People are much more rational when it comes to voting with their feet than when voting in elections. A West Bengali voter will never vote a pro capitalist party but they are perfectly willing to move to pro capitalist states and even pro capitalist countries. Even so called moderate Muslims don't like westernisation but are perfectly willing to risk all their assets to move to a Western nation. You'd think people will see the irony in their decisions and eventually see the error for their ways, but alas, they don't.
We already have no barriers to labour mobility. Why would we want to create state boundaries? Federalising seems to me a solution in search of a problem.
Federalism will mean that different jurisdictions can compete for labour and businesses as opposed to getting handouts from the central government. Also, as I mentioned before, local government funded by local property taxes is also a good feedback loop.
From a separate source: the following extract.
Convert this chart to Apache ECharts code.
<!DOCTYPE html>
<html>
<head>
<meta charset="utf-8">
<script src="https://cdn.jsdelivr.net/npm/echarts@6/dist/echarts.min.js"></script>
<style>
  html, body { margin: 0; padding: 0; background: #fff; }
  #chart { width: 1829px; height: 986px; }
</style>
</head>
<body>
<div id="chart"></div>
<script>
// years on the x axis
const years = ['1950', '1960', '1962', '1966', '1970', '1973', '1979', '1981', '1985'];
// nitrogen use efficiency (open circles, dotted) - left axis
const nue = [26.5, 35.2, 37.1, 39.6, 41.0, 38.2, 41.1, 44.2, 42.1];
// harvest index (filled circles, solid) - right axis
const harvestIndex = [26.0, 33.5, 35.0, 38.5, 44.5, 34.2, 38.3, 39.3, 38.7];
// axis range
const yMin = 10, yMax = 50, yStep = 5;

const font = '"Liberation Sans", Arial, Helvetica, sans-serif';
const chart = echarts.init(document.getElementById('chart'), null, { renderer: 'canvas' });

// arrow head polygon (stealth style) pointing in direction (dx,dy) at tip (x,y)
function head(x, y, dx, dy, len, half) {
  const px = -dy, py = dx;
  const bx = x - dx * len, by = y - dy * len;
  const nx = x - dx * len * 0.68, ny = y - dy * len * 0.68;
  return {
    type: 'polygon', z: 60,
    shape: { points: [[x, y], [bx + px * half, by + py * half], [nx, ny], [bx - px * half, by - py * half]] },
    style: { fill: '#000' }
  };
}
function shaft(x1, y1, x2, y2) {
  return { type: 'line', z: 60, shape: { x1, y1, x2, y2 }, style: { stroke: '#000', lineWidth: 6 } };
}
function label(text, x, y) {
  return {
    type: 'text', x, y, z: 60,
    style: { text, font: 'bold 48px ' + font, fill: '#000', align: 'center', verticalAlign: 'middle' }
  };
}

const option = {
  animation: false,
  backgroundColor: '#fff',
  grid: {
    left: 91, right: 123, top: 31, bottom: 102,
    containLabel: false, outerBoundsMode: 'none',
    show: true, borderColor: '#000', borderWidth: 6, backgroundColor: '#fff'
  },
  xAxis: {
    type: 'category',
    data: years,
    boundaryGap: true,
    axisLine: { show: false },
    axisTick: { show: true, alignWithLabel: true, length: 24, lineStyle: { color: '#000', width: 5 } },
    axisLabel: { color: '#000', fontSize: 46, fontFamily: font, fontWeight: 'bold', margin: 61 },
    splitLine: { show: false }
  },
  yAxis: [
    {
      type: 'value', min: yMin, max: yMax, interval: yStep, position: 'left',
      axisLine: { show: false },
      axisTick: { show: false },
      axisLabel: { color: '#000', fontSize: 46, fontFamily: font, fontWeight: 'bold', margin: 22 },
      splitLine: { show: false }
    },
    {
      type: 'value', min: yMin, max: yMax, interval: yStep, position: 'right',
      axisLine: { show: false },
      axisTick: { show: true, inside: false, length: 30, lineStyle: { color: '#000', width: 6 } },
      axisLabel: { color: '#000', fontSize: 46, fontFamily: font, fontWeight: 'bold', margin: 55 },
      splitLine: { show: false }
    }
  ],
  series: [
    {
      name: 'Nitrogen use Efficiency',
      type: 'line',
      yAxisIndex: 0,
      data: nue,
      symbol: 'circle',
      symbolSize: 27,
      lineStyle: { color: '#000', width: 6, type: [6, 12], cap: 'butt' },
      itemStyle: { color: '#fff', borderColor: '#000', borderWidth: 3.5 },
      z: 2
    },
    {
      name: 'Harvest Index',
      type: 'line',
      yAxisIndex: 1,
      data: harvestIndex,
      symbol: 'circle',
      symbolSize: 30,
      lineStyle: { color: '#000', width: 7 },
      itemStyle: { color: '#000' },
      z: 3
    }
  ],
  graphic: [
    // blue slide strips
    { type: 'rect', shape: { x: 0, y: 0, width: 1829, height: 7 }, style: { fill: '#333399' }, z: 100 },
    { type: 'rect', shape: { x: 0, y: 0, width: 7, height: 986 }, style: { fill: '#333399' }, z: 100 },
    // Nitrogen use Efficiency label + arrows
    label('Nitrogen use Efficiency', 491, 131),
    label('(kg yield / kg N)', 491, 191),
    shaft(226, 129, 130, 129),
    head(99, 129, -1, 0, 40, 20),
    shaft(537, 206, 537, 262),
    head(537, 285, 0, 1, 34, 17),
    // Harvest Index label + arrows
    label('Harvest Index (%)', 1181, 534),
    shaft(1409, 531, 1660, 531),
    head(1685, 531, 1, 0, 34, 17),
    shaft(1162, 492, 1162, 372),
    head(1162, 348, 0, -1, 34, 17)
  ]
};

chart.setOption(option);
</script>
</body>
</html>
Fiscal decentralisation in developing countries usually mean wastage and inefficiency, not 'compete for labour and business'. In fact, even in developed countries there is little evidence of such competitions mattering in the positive. Factors of production tend to agglomerate. Jurisdictions can completely derail that with NIMBYism, high taxes and so on. But so-called 'pro-growth' policies to attract labour and business are usually small change compared with forces of agglomeration and market dynamics. In Bangladesh, people will be moving to greater Dhaka and Chittagong no matter what constitutional set up we have.
You're being so short-sighted my friend. The benefit is not going to be immediate and the in the short run experts will espouse the virtues of centralization. But just look around the world. America, the most successful country in the world is heavily federalized. China, the most successful developing country, is also about as decentralized. Vietnam, which many people in development space say should be our role model economy, is similarly de-centralised.
To take even a South Asian example - Haryana was Punjab's shithole when it separated off into an independent state. But now it's the one of the richer Northern state.